Mochi-1 Preview
Property | Value |
---|---|
Parameter Count | 10 Billion |
Model Type | Text-to-Video Generation |
License | Apache 2.0 |
Architecture | Asymmetric Diffusion Transformer (AsymmDiT) |
VRAM Requirements | 60GB (Single GPU) |
What is mochi-1-preview?
Mochi-1 Preview is a groundbreaking open-source video generation model developed by Genmo. It represents the largest openly released video generative model, featuring a novel Asymmetric Diffusion Transformer architecture. The model excels at producing high-fidelity motion and maintains strong adherence to input prompts, effectively bridging the gap between closed and open video generation systems.
Implementation Details
The model architecture combines an AsymmDiT with 48 layers and 24 attention heads, processing both visual (3072-dim) and text (1536-dim) tokens. It utilizes a single T5-XXL language model for prompt encoding and features an innovative AsymmVAE for efficient video compression at 128x smaller sizes.

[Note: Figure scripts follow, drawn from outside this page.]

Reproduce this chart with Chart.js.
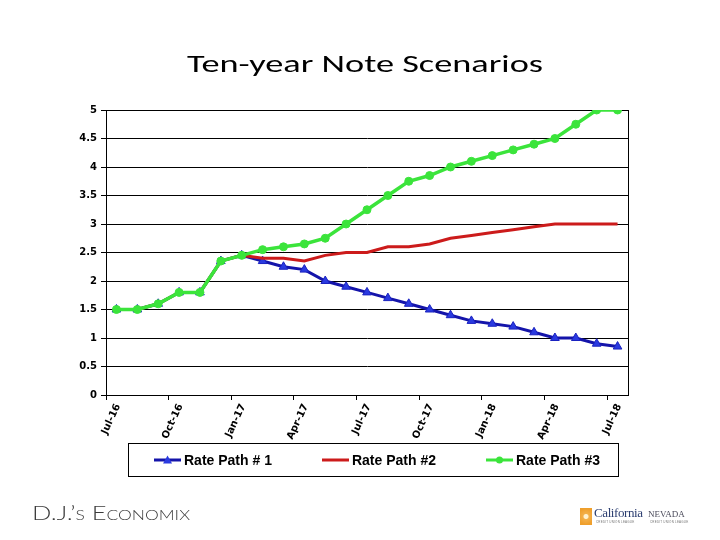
<!DOCTYPE html>
<html>
<head>
<meta charset="utf-8">
<title>Ten-year Note Scenarios</title>
<script src="https://cdn.jsdelivr.net/npm/chart.js@4.4.1/dist/chart.umd.min.js"></script>
<style>
    html, body { margin: 0; padding: 0; background: #fff; }
    #page { position: relative; width: 720px; height: 540px; overflow: hidden; }
    #chart { position: absolute; left: 0; top: 0; }

    .slide-title {
        position: absolute; left: 187px; top: 47px;
        white-space: nowrap; line-height: 34px; transform-origin: 0 0;
        font-family: Calibri, Carlito, "Open Sans", sans-serif;
        font-size: 25.5px; color: #000;
    }

    #legend {
        position: absolute; left: 128px; top: 443px; width: 491px; height: 34px;
        box-sizing: border-box; border: 1px solid #000;
        display: flex; align-items: center; padding-left: 25px;
        font-family: Arial, "Liberation Sans", sans-serif; font-weight: bold; font-size: 14px; color: #000;
    }
    #legend .item { display: flex; align-items: center; margin-right: 50px; white-space: nowrap; }
    #legend svg { display: block; margin-right: 3px; }

    .brand {
        position: absolute; left: 32px; top: 502px; line-height: 1.2;
        white-space: nowrap; transform-origin: 0 0;
        font-family: Lato, "Open Sans", sans-serif; font-weight: 300;
        font-size: 19px; font-variant: small-caps; color: #3a3a3a;
    }
    .logo-mark {
        position: absolute; left: 580px; top: 508px; width: 12px; height: 17px;
        background: radial-gradient(circle at 50% 50%, #fff1cf 0 2px, #f3b04a 3px, #ef9f2c 8px);
    }
    .logo-ca {
        position: absolute; left: 594px; top: 505px; line-height: 16px;
        font-family: "Liberation Serif", "DejaVu Serif", serif; font-size: 13px;
        letter-spacing: -0.4px; color: #2b3d70;
    }
    .logo-nv {
        position: absolute; left: 648px; top: 508px; line-height: 12px;
        font-family: "Liberation Serif", "DejaVu Serif", serif; font-size: 9px; color: #4a4a5a;
    }
    .logo-small {
        position: absolute; font-family: "Liberation Sans", sans-serif; font-size: 3px;
        line-height: 4px; color: #777; letter-spacing: 0.2px;
    }
</style>
</head>
<body>
<div id="page">
    <canvas id="chart" width="720" height="540"></canvas>
    <div class="slide-title" id="slideTitle">Ten-year Note Scenarios</div>
    <div id="legend"></div>
    <div class="brand" id="brand">D.J.’s Economix</div>
    <div class="logo-mark"></div>
    <div class="logo-ca">California</div>
    <div class="logo-small" style="left:596px; top:520px;">CREDIT UNION LEAGUE</div>
    <div class="logo-nv">NEVADA</div>
    <div class="logo-small" style="left:650px; top:520px;">CREDIT UNION LEAGUE</div>
</div>

<script>
// Monthly observations, one per month (plotted mid-month)
const months = [
    'Jul-16', 'Aug-16', 'Sep-16', 'Oct-16', 'Nov-16', 'Dec-16',
    'Jan-17', 'Feb-17', 'Mar-17', 'Apr-17', 'May-17', 'Jun-17',
    'Jul-17', 'Aug-17', 'Sep-17', 'Oct-17', 'Nov-17', 'Dec-17',
    'Jan-18', 'Feb-18', 'Mar-18', 'Apr-18', 'May-18', 'Jun-18',
    'Jul-18'
];

const ratePath1 = [1.5, 1.5, 1.6, 1.8, 1.8, 2.35, 2.45, 2.35, 2.25, 2.2, 2.0, 1.9, 1.8,
    1.7, 1.6, 1.5, 1.4, 1.3, 1.25, 1.2, 1.1, 1.0, 1.0, 0.9, 0.85];
const ratePath2 = [1.5, 1.5, 1.6, 1.8, 1.8, 2.35, 2.45, 2.4, 2.4, 2.35, 2.45, 2.5, 2.5,
    2.6, 2.6, 2.65, 2.75, 2.8, 2.85, 2.9, 2.95, 3.0, 3.0, 3.0, 3.0];
const ratePath3 = [1.5, 1.5, 1.6, 1.8, 1.8, 2.35, 2.45, 2.55, 2.6, 2.65, 2.75, 3.0, 3.25,
    3.5, 3.75, 3.85, 4.0, 4.1, 4.2, 4.3, 4.4, 4.5, 4.75, 5.0, 5.0];

// Quarterly labels shown on the date axis
const axisLabels = ['Jul-16', 'Oct-16', 'Jan-17', 'Apr-17', 'Jul-17', 'Oct-17', 'Jan-18', 'Apr-18', 'Jul-18'];

const seriesLabels = ['Rate Path # 1', 'Rate Path #2', 'Rate Path #3'];

/**
 * Turn a series into {x, y} points, x = month index + half a month
 */
function toPoints(values) {
    return values.map((v, i) => ({ x: i + 0.5, y: v }));
}

/**
 * The slide was stretched sideways, so stretch a text block to its width
 */
function stretchTo(el, targetWidth) {
    const w = el.getBoundingClientRect().width;
    if (w > 0) el.style.transform = `scaleX(${targetWidth / w})`;
}

const axisFont = { family: '"DejaVu Sans", Arial, sans-serif', size: 10, weight: 'bold' };

// Black frame round the plot area
const plotBorder = {
    id: 'plotBorder',
    beforeDatasetsDraw(chart) {
        const { ctx, chartArea } = chart;
        ctx.save();
        ctx.strokeStyle = '#000';
        ctx.lineWidth = 1;
        ctx.strokeRect(Math.round(chartArea.left) + 0.5, Math.round(chartArea.top) + 0.5,
            Math.round(chartArea.right - chartArea.left), Math.round(chartArea.bottom - chartArea.top));
        ctx.restore();
    }
};

const chart = new Chart(document.getElementById('chart'), {
    type: 'line',
    data: {
        datasets: [
            {
                label: seriesLabels[0],
                data: toPoints(ratePath1),
                borderColor: '#1414aa',
                borderWidth: 3,
                pointStyle: 'triangle',
                pointRadius: 5,
                pointBackgroundColor: '#2a3ae0',
                pointBorderColor: '#1a22c0',
                pointBorderWidth: 1,
                order: 2
            },
            {
                label: seriesLabels[1],
                data: toPoints(ratePath2),
                borderColor: '#cc1b1b',
                borderWidth: 3,
                pointRadius: 0,
                order: 1
            },
            {
                label: seriesLabels[2],
                data: toPoints(ratePath3),
                borderColor: '#3be43b',
                borderWidth: 3.5,
                pointStyle: 'circle',
                pointRadius: 4,
                pointBorderWidth: 1,
                pointBackgroundColor: '#3be43b',
                pointBorderColor: '#3be43b',
                order: 0
            }
        ]
    },
    options: {
        responsive: false,
        animation: false,
        layout: { padding: { top: 110, left: 76, right: 92, bottom: 95 } },
        plugins: {
            legend: { display: false },
            tooltip: { enabled: false }
        },
        scales: {
            x: {
                type: 'linear',
                min: 0,
                max: 25,
                afterBuildTicks: (scale) => {
                    scale.ticks = axisLabels.map(l => ({ value: months.indexOf(l) }));
                },
                afterFit: (scale) => { scale.height = 50; },
                ticks: {
                    callback: (value) => months[value],
                    minRotation: 65,
                    maxRotation: 65,
                    autoSkip: false,
                    labelOffset: 12,
                    padding: 2,
                    color: '#000',
                    font: axisFont
                },
                grid: { drawOnChartArea: false, tickLength: 5, color: '#000' },
                border: { color: '#000' }
            },
            y: {
                min: 0,
                max: 5,
                afterFit: (scale) => { scale.width = 30; },
                ticks: {
                    stepSize: 0.5,
                    padding: 4,
                    color: '#000',
                    font: axisFont,
                    callback: (value) => String(Math.round(value * 10) / 10)
                },
                grid: { color: '#000', tickLength: 5 },
                border: { color: '#000' }
            }
        }
    },
    plugins: [plotBorder]
});

/**
 * HTML legend built from the datasets (line + marker swatches)
 */
function buildLegend(chart) {
    const legendEl = document.getElementById('legend');
    legendEl.innerHTML = '';
    chart.data.datasets.forEach(ds => {
        let marker = '';
        if (ds.pointStyle === 'triangle') {
            marker = `<polygon points="13.5,1.5 18,9.5 9,9.5" fill="${ds.pointBackgroundColor}"/>`;
        } else if (ds.pointStyle === 'circle' && ds.pointRadius > 0) {
            marker = `<circle cx="13.5" cy="6" r="3.5" fill="${ds.pointBackgroundColor}"/>`;
        }
        const item = document.createElement('div');
        item.className = 'item';
        item.innerHTML = `
            <svg width="27" height="12" viewBox="0 0 27 12">
                <line x1="0" y1="6" x2="27" y2="6" stroke="${ds.borderColor}" stroke-width="3"/>
                ${marker}
            </svg>
            <span>${ds.label}</span>`;
        legendEl.appendChild(item);
    });
}

buildLegend(chart);
stretchTo(document.getElementById('slideTitle'), 356);
stretchTo(document.getElementById('brand'), 158);
</script>
</body>
</html>
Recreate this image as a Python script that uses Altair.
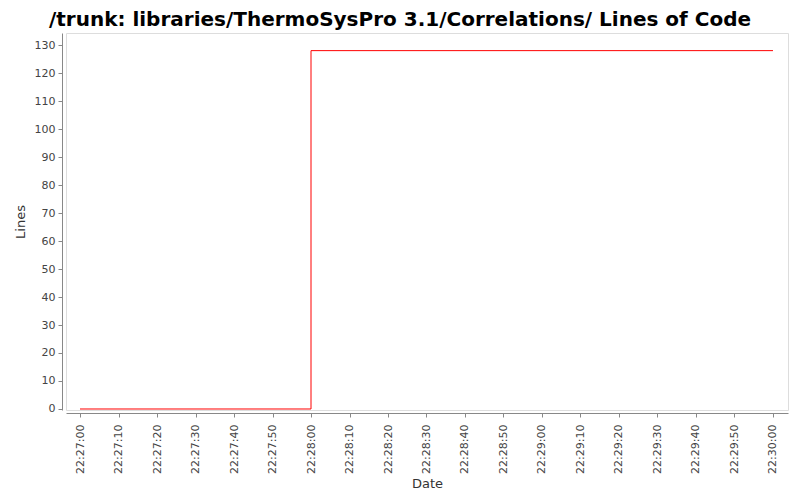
import altair as alt
import pandas as pd

times = ["2024-01-01T22:27:00", "2024-01-01T22:28:00", "2024-01-01T22:30:00"]
lines = [0, 128, 128]

tick_seconds = list(range(0, 190, 10))
y_ticks = list(range(0, 140, 10))

df = pd.DataFrame({"Date": times, "Lines": lines})

x_domain = [
    alt.DateTime(year=2024, month=1, date=1, hours=22, minutes=26, seconds=56, milliseconds=360),
    alt.DateTime(year=2024, month=1, date=1, hours=22, minutes=30, seconds=3, milliseconds=900),
]

tick_dt = [
    alt.DateTime(year=2024, month=1, date=1, hours=22, minutes=27 + s // 60, seconds=s % 60)
    for s in tick_seconds
]

axis_style = dict(
    domainColor="#888888",
    tickColor="#888888",
    labelColor="#444444",
    labelFont="DejaVu Sans",
    labelFontSize=11,
    titleFont="DejaVu Sans",
    titleFontSize=13,
    titleFontWeight="normal",
    titleColor="#333333",
    grid=False,
    tickSize=4,
)

chart = (
    alt.Chart(df)
    .mark_line(interpolate="step-after", color="#ff0000", strokeWidth=1)
    .encode(
        x=alt.X(
            "Date:T",
            scale=alt.Scale(domain=x_domain),
            axis=alt.Axis(
                title="Date",
                format="%H:%M:%S",
                values=tick_dt,
                labelAngle=-90,
                labelAlign="right",
                labelBaseline="middle",
                offset=3,
                labelPadding=7,
                titlePadding=4,
                **axis_style,
            ),
        ),
        y=alt.Y(
            "Lines:Q",
            scale=alt.Scale(domain=[-0.36, 134.3], nice=False, zero=False),
            axis=alt.Axis(
                title="Lines",
                values=y_ticks,
                offset=4,
                labelPadding=3,
                titlePadding=7,
                **axis_style,
            ),
        ),
    )
    .properties(
        width=722,
        height=377,
        autosize=alt.AutoSizeParams(type="none"),
        padding={"left": 58, "top": 25, "right": 4, "bottom": 82},
        title=alt.Title(
            "/trunk: libraries/ThermoSysPro 3.1/Correlations/ Lines of Code",
            fontSize=20,
            font="DejaVu Sans",
            fontWeight="bold",
            anchor="middle",
            dx=-27,
            offset=3,
            color="#000000",
        ),
    )
    .configure_view(stroke="#888888", strokeWidth=1)
    .configure(background="#ffffff")
)

chart.save("out.html", embed_options={"renderer": "svg", "actions": False})
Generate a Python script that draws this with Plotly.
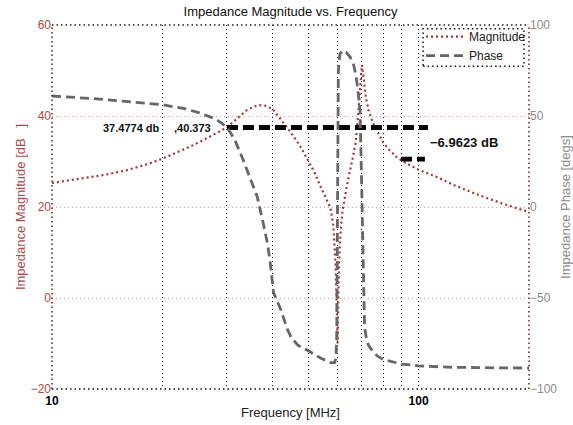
import plotly.graph_objects as go

# ---------------- data ----------------
freq_mag = [10, 12, 14, 16, 18, 20, 22, 24, 26, 28, 30, 31, 32.6, 34, 35.4, 36.5, 38, 40,
            42.8, 44.7, 47.6, 50, 52, 54, 56, 57.5, 58.5, 59.3, 59.8, 60.1, 60.5, 61, 62,
            63, 64.4, 66, 67.3, 68.6, 69.3, 70, 70.8, 71.8, 73, 75, 77.3, 80, 83, 87, 92,
            100, 112, 125, 145, 170, 200]
mag_db = [25.3, 26.2, 27.1, 28.1, 29.3, 30.6, 32.0, 33.4, 34.8, 36.2, 37.5, 38.5, 40.0, 41.3,
          42.0, 42.4, 42.3, 41.5, 38.5, 36.5, 33.3, 30.3, 27.6, 24.5, 21.6, 19.8, 16.0, 8.0,
          -2.0, -10.0, 4.0, 12.5, 19.3, 22.5, 26.6, 30.5, 34.0, 41.3, 47.0, 51.2, 48.5, 44.0,
          41.3, 38.5, 36.5, 34.2, 32.6, 31.0, 29.7, 28.2, 26.6, 24.8, 22.7, 20.7, 18.9]

freq_ph = [10, 13.5, 16.6, 20, 23, 25, 27, 28.2, 30, 31.5, 33.2, 34.8, 36.3, 37.5, 38.7,
           39.4, 40.2, 42, 43.8, 45, 46.9, 50, 54, 57.5, 59, 59.5, 59.8, 60.0, 60.2, 60.4,
           61, 62, 63.5, 65, 66.5, 67.5, 68.3, 69.2, 69.8, 70.3, 70.7, 71.2, 72, 73, 75,
           77.3, 80, 84, 90, 100, 120, 150, 200]
phase_deg = [61, 59.3, 57.7, 56.2, 54.0, 52.0, 49.5, 47.8, 44.0, 37.0, 26.0, 15.0, 5.5, -7.0,
             -20.0, -31.0, -47.0, -56.0, -67.0, -72.0, -76.0, -79.0, -83.0, -85.5, -85.5,
             -83.0, -70.0, -20.0, 40.0, 75.0, 84.0, 86.0, 85.0, 82.5, 78.0, 72.0, 64.0, 53.0,
             20.0, -20.0, -50.0, -66.0, -72.0, -76.0, -79.5, -82.0, -83.8, -85.0, -86.3,
             -87.3, -88.0, -88.3, -88.5]

ref_line_x = [30, 106]
ref_line_db = [37.4774, 37.4774]
drop_line_x = [89.5, 104]
drop_line_db = [37.4774 - 6.9623, 37.4774 - 6.9623]

x_tickvals = [10, 20, 30, 40, 50, 60, 70, 80, 90, 100]
x_ticktext = ["<b>10</b>", "", "", "", "", "", "", "", "", "<b>100</b>"]
y_tickvals = [-20, 0, 20, 40, 60]
y2_tickvals = [-100, -50, 0, 50, 100]

FONT = "Liberation Sans, Arial, Helvetica, sans-serif"
RED = "#a33535"
RED_TXT = "#b04848"
GREY = "#666666"

fig = go.Figure()
fig.add_trace(go.Scatter(x=freq_mag, y=mag_db, name="Magnitude", mode="lines",
                         line=dict(color=RED, width=2.2, dash="2px,3px")))
fig.add_trace(go.Scatter(x=freq_ph, y=phase_deg, name="Phase", mode="lines", yaxis="y2",
                         line=dict(color=GREY, width=2.8, dash="9px,5px")))
fig.add_trace(go.Scatter(x=ref_line_x, y=ref_line_db, mode="lines", showlegend=False,
                         hoverinfo="skip", line=dict(color="black", width=4.8, dash="11px,5px")))
fig.add_trace(go.Scatter(x=drop_line_x, y=drop_line_db, mode="lines", showlegend=False,
                         hoverinfo="skip", line=dict(color="black", width=4.8, dash="11px,5px")))

fig.update_layout(
    width=573, height=425,
    margin=dict(l=52, r=44, t=25, b=36, autoexpand=False),
    paper_bgcolor="white", plot_bgcolor="white",
    font=dict(family=FONT, size=12, color="#222"),
    title=dict(text="Impedance Magnitude vs. Frequency", x=0.507, xanchor="center",
               y=1 - 11 / 425, yanchor="middle", yref="container",
               font=dict(size=13, color="#111")),
    showlegend=True,
    legend=dict(x=0.7736, y=1.008, xanchor="left", yanchor="top", bgcolor="rgba(0,0,0,0)",
                borderwidth=0, font=dict(size=12, color="#222"), itemwidth=38,
                tracegroupgap=0),
    xaxis=dict(type="log", range=[1, 2.30103], tickvals=x_tickvals, ticktext=x_ticktext,
               showgrid=True, gridcolor="#111", griddash="1px,3px", gridwidth=1,
               zeroline=False, showline=False, ticks="", ticklabelstandoff=3,
               automargin=False,
               tickfont=dict(size=12, color="black"),
               title=dict(text="Frequency [MHz]", font=dict(size=13, color="#222"), standoff=0)),
    yaxis=dict(range=[-20, 60], tickvals=y_tickvals, showgrid=True, gridcolor="#e49a9a",
               griddash="1px,3px", gridwidth=1, zeroline=False, showline=False, ticks="",
               automargin=False,
               tickfont=dict(size=12, color=RED_TXT),
               title=dict(text="Impedance Magnitude [dB\u00a0\u00a0\u00a0]",
                          font=dict(size=13, color=RED_TXT), standoff=2)),
    yaxis2=dict(range=[-100, 100], tickvals=y2_tickvals, overlaying="y", side="right",
                showgrid=False, zeroline=False, showline=False, ticks="",
                automargin=False,
                tickfont=dict(size=12, color="#8a8a8a"),
                title=dict(text="Impedance Phase [degs]", font=dict(size=13, color="#8a8a8a"),
                           standoff=9)),
)

# dotted plot frame
frame = [
    dict(x0=0, x1=1, y0=1, y1=1, color="#222"),
    dict(x0=0, x1=1, y0=0, y1=0, color="#111"),
    dict(x0=0, x1=0, y0=0, y1=1, color="#8b2020"),
    dict(x0=1, x1=1, y0=0, y1=1, color="#8b2020"),
]
for f in frame:
    fig.add_shape(type="line", xref="paper", yref="paper", x0=f["x0"], x1=f["x1"],
                  y0=f["y0"], y1=f["y1"], line=dict(color=f["color"], width=1.6, dash="1.5px,3px"),
                  layer="above")

# legend box
fig.add_shape(type="rect", xref="paper", yref="paper", x0=0.778, x1=0.9895, y0=0.887, y1=0.99,
              line=dict(color="#111", width=1.5, dash="1.5px,3px"), fillcolor="rgba(0,0,0,0)",
              layer="above")

# annotations
fig.add_annotation(x=1.30103, y=37.3, xref="x", yref="y", text="<b>37.4774 db</b>",
                   showarrow=False, xanchor="right", yanchor="middle",
                   font=dict(size=11, color="#111"))
fig.add_annotation(x=1.328, y=37.3, xref="x", yref="y", text="<b>,40.373</b>",
                   showarrow=False, xanchor="left", yanchor="middle",
                   font=dict(size=11, color="#111"))
fig.add_annotation(x=2.0246, y=34.1, xref="x", yref="y", text="<b>\u22126.9623 dB</b>",
                   showarrow=False, xanchor="left", yanchor="middle",
                   font=dict(size=13, color="#111"))

fig.write_html("out.html")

- Visual Processing: 44,520 tokens with 3072-dimensional representation
- Text Processing: 256 tokens with 1536-dimensional representation
- Efficient compression with 8x8 spatial and 6x temporal reduction
Core Capabilities
- High-quality video generation at 480p resolution
- Strong prompt adherence and realistic motion synthesis
- Efficient context parallel implementation
- Support for both multi-GPU and single-GPU operations
- Integration with popular frameworks like Diffusers and ComfyUI
Frequently Asked Questions
Q: What makes this model unique?
The model's asymmetric architecture and massive scale (10B parameters) make it stand out, along with its ability to maintain high-fidelity motion while closely following text prompts. It's also the largest openly released video generation model with a permissive Apache 2.0 license.
Q: What are the recommended use cases?
The model excels at generating photorealistic videos from text descriptions. It's particularly suited for creating high-quality motion content, though it's not optimized for animated or cartoon-style content. Users should be aware of the 480p resolution limitation and potential minor warping in cases of extreme motion.